Listing 5-1 - Circus Version 5

package lowerbound;
import java.util.ArrayList;
import java.util.List;

import animals.Animal;
import animals.Bird;

public class Circus {
    public static void main(String[] args) {
        AnimalTrainer animalTrainer = new AnimalTrainer();
        BirdTrainer birdTrainer = new BirdTrainer();
        
        List<Animal> animalList = new ArrayList<Animal>();
        
        BirdKeeper birdKeeper = new BirdKeeper();
        birdKeeper.addBirds(animalList);
               
        DogKeeper dogKeeper = new DogKeeper();        
        dogKeeper.addDogs(animalList);
                
        animalTrainer.act(animalList);
        
        List<Bird> birdList = new ArrayList<Bird>();
        birdKeeper.addBirds(birdList);
        
        birdTrainer.act(birdList);
    }
}

Listing 5-2 - AnimalTrainer Version 3

package lowerbound;
import java.util.List;
import animals.Animal;

public class AnimalTrainer {
    public void act(List<Animal> animalList) {
        for (Animal animal : animalList) {
            animal.jump();
        }
    }
}

Listing 5-3 - BirdTrainer Version 2

package lowerbound;
import java.util.List;
import animals.Bird;

public class BirdTrainer {
    public void act(List<Bird> birdList) {
        for (Bird bird : birdList) {
            bird.fly();
        }
    }
}


Listing 5-4 - BirdKeeper
package lowerbound;
import java.util.List;
import animals.Bird;

public class BirdKeeper {
    public void addBirds(List<? super Bird> animalList) {
        animalList.add(new Bird("Tim"));
        animalList.add(new Bird("Nancy"));
    }
}

Listing 5-5 - DogKeeper

package lowerbound;
import java.util.List;
import animals.Dog;

public class DogKeeper {
    public void addDogs(List<? super Dog> animalList) {
        animalList.add(new Dog("Bob"));
        animalList.add(new Dog("Amy"));
    }
}

Finally, notice that the addBirds method of the BirdKeeper class won't accept an argument of the type List<Nightingale> because List<Nightingale> is not regarded as a subtype of List<? super Bird>. The version of the Circus class as shown in Listing 5-5 won't compile.
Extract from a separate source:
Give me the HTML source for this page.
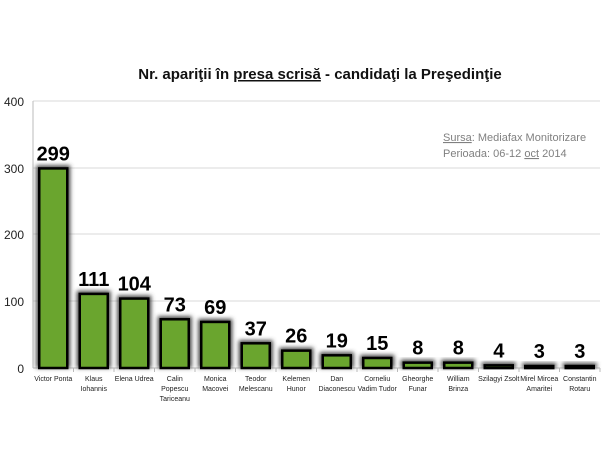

Line 30, birdKeeper.addBirds(nightingaleList);, will fail. The compile error is:
The method addBirds(List<? super Bird>) in the type BirdKeeper is not applicable for the arguments (List<nightingale>)

Listing 5-5 - Circus Version 6

package lowerbound;
import java.util.ArrayList;
import java.util.List;
import animals.Animal;
import animals.Bird;
import animals.Nightingale;

public class Circus {
    public static void main(String[] args) {
        AnimalTrainer animalTrainer = new AnimalTrainer();
        BirdTrainer birdTrainer = new BirdTrainer();
        
        List<Animal> animalList = new ArrayList<Animal>();
        
        BirdKeeper birdKeeper = new BirdKeeper();
        birdKeeper.addBirds(animalList);
        
        
        DogKeeper dogKeeper = new DogKeeper();        
        dogKeeper.addDogs(animalList);
                
        animalTrainer.act(animalList);
        
        List<Bird> birdList = new ArrayList<Bird>();
        birdKeeper.addBirds(birdList);
        
        birdTrainer.act(birdList);
        
        List<Nightingale> nightingaleList = new ArrayList<Nightingale>();
        birdKeeper.addBirds(nightingaleList); // does not compile
    }
}

Conclusion
  1. Type wildcard is used to increase flexibility of methods that take parameters of parameterized types
  2. It is not allowed to call a method on an object referenced by a parameter of a parameterized type with type wildcard with a upper bound unless the method is parameter less.
  3. It is  allowed to call any method on an object referenced by a parameter of a parameterized type with type wildcard with a lower bound.
References 
  • The Java Language Specification, Third Edition, by James Gosling, Bill Joy, Guy Steele, and Gilad Bracha, Addison Wesley Professional, 2005
  • The Java Programming Language, 4th Edition, by Ken Arnold, James Gosling, and David Holmes, Prentice Hall PTR, 2005

6 comments:

Enum Examples in Java said...

Good piece of information on Generics. thanks for sharing. You may also like Generics tutorial in Java

ARM said...

Hi,

The best post on basic genecric concept. It really help me alot.
Keep posting.

Thanks,
ARM

Bhoopendra kaurav said...

This is the best place to learn generic concept

Anonymous said...

I suppose here is something wrong, Isn't it?

G is just a shorthand for G (e.g. List is a shorthand for List)

Anonymous said...

I suppose here is something wrong, Isn't it?

G<?> is just a shorthand for G<? super Object> (e.g. List<?> is a shorthand for List<? super Object>)

Ted Gao said...

It was incorrect to say "G is just a shorthand for G (e.g. List is a shorthand for List)". I have corrected it. Thanks to Anonymous for pointing out it.